Aphasia: A Novel
Reading the boldly inventive and fast paced novel Aphasia, is like road tripping through a warm country with your smartest friend; it might be one of the best trips you are likely to take this year.
The distinctive voice of Cardenas, (a native of Ecuador) has hints of Roberto Bolaño with his vivid reportage, but also the sexy worldliness of a Geoff Dyer. Cardenas’ first novel, The Revolutionaries Try Again was hailed as being both “modernist and tender.” Aphasia shares this quality of being formally experimental, (there is no marked dialogue though many strands of dialogue intertwine) while also holding the reader in emotional suspense. It’s a rare combination of elements, a sort of virtuoso performance of form and feeling. It’s exciting!
In choosing to title his novel Aphasia (the loss of speech) Cardenas gives us the first hint of his humor, which is pervasive and wise. Far from being unable to speak, Antonio, the narrator, can do nothing else. He is compelled to tell us everything breathlessly, pointedly, sideways and backwards, with very few periods to slow down the whole polyphonic narration of his life as a hip and educated Columbian immigrant living in LA.
He works at an anonymous tech firm, reads a lot and has a strong addiction to an on-line dating site Your Sugar Arrangements. He tries to keep these liaisons under wraps so as not to interfere with access and visits to his two young daughters Ada and Eva who live with his ex-wife Ida. All of which would be easier if not for the crazy sister (really crazy), his mother, and the heavy backstory of family abuse in the “old country.” But nothing is old here. Even his one night stands form Sugar Arrangements like “Uzi Kitten” are never clichés but actually interesting fully realized characters, who behave unpredictably of course and put his visitation rights at risk.

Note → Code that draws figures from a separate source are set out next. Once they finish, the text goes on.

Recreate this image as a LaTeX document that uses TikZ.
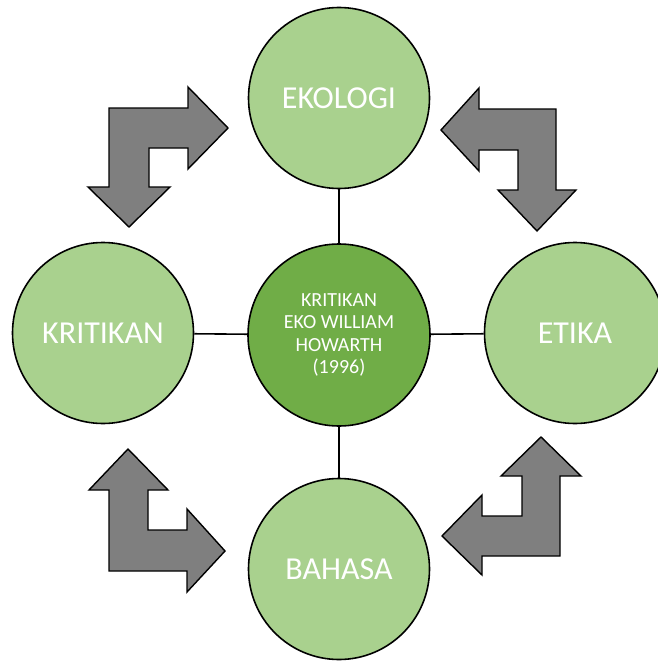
\documentclass[tikz,border=0pt]{standalone}
\usepackage{fontspec}
\setmainfont{Carlito}
\definecolor{lightgr}{HTML}{A9D18E}
\definecolor{midgr}{HTML}{70AD47}
\definecolor{arrgray}{HTML}{7F7F7F}
\begin{document}
\begin{tikzpicture}[x=1pt,y=-1pt,
  outer/.style={circle,draw=black,line width=1.6pt,fill=lightgr,minimum size=181pt,inner sep=0pt,text=white,font=\fontsize{32}{36}\selectfont},
  hub/.style={circle,draw=black,line width=1.6pt,fill=midgr,minimum size=182pt,inner sep=0pt,text=white,align=center,font=\fontsize{20}{22.3}\selectfont},
  link/.style={draw=black,line width=1.6pt},
  bentarrow/.style={draw=black,line width=1.4pt,fill=arrgray,line join=miter}]
\useasboundingbox (0,0) rectangle (657,661);
\node[hub] (ctr) at (339,335) {KRITIKAN\\EKO WILLIAM\\HOWARTH\\(1996)};
\node[outer] (top) at (339,98) {EKOLOGI};
\node[outer] (bot) at (339,569) {BAHASA};
\node[outer] (lft) at (103,333) {KRITIKAN};
\node[outer] (rgt) at (575,333) {ETIKA};
\draw[link] (ctr) -- (top);
\draw[link] (ctr) -- (bot);
\draw[link] (ctr) -- (lft);
\draw[link] (ctr) -- (rgt);
% bent arrows
\draw[bentarrow] (109,108) -- (188,108) -- (188,87) -- (228,128) -- (188,169) -- (188,148) -- (149,148) -- (149,187) -- (170,187) -- (129,227) -- (88,187) -- (109,187) -- cycle;
\draw[bentarrow] (556,109) -- (479,109) -- (479,88) -- (441,130) -- (479,171) -- (479,150) -- (518,150) -- (518,190) -- (498,190) -- (537,231) -- (576,190) -- (556,190) -- cycle;
\draw[bentarrow] (109,571) -- (187,571) -- (187,592) -- (225,551) -- (187,509) -- (187,530) -- (148,530) -- (148,490) -- (168,490) -- (128,449) -- (89,490) -- (109,490) -- cycle;
\draw[bentarrow] (560,556) -- (482,556) -- (482,575) -- (442,536) -- (482,495) -- (482,516) -- (522,516) -- (522,476) -- (501,476) -- (541,437) -- (581,476) -- (560,476) -- cycle;
\end{tikzpicture}
\end{document}
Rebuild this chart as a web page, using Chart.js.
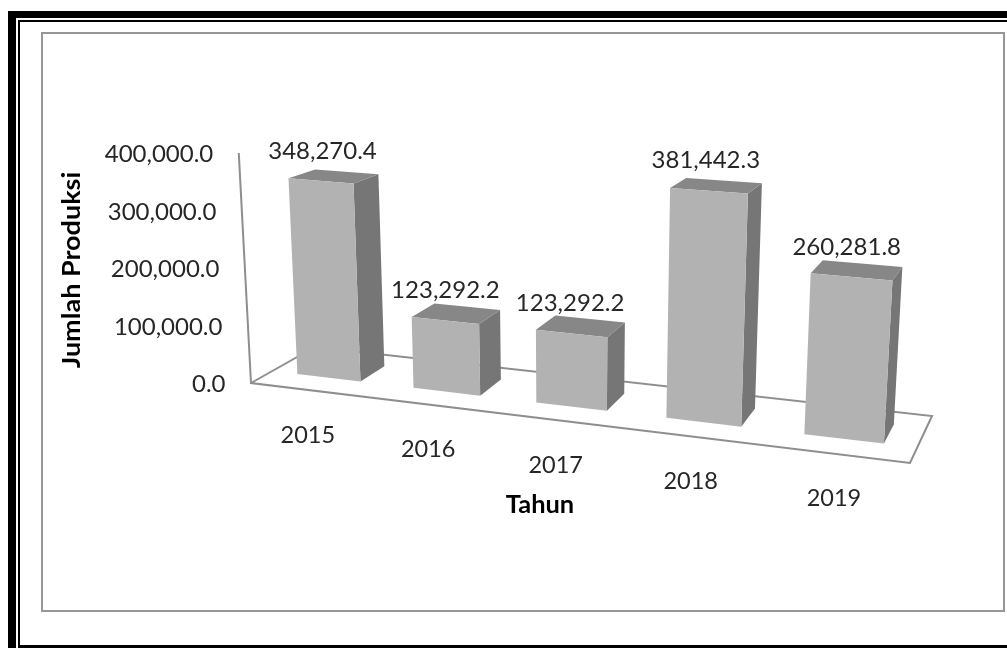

Playful in many ways, Cardena’s narrator shifts and travels. Each chapter has a title that refers either to Antonio’s personal history such as “When Antonio Was Nicola,” or “When Katerina was Uzi Kitten,” or “Antonio’s Former Wife by Nicola Carati,” which veer into the backstory (or front story?) of the characters around him. A range of characters from the books and movies that Antonio reads and watches appear, cinematic scenes and literary quotes are woven into and merge with the narrative of Antonio’s current life. As he rides BART into San Francisco we get a meditation on Chekov. In this scene it’s his daughters’ bedtime in LA and he’s been reading Virginia Wolfe.
“The wind sent its spies around the house, they’re summoning you in the other room, Ida says, numbers, Ada says, sparkling water with ice, Eva says what power could now prevent the insensibility of nature Antonio says [in a mock horror voice] lights off one more page, . . . Antonio says if he choses your side of the bed there will be chicken drumsticks for dinner for a week, Ida says, but what after all is one night Virginia Wolfe says . . .”
The works of Borges (of course) Adam Haslett, Gina Berriualt, Nabokov, and Silvina Ocampo also elide into Antonio’s reality, creating this layering of image and dialogue that feels expansive, and rich. The skillful way Cardenas slides from vivid image-to-image, and event to event, as if it were the most natural thing in the world creates a kind of relentless momentum that carries the reader from start to finish without pausing. There is rarely a boring scene here. We feel the density, urgency, and the complexity of lived life.
In the later chapters of the novel the elements of an actual family saga seem to come nearer the surface, Cardenas deftly draws us into the intimacies of his family psychology. Relationships, fathers, sisters, wives, are if not redeemed, at least reconciled The crazy sister who has spent a lot of the novel missing as she drives around America, is located and brought home, and though as she says her madness is not cured but temporarily at bay, it still feels like a happy ending.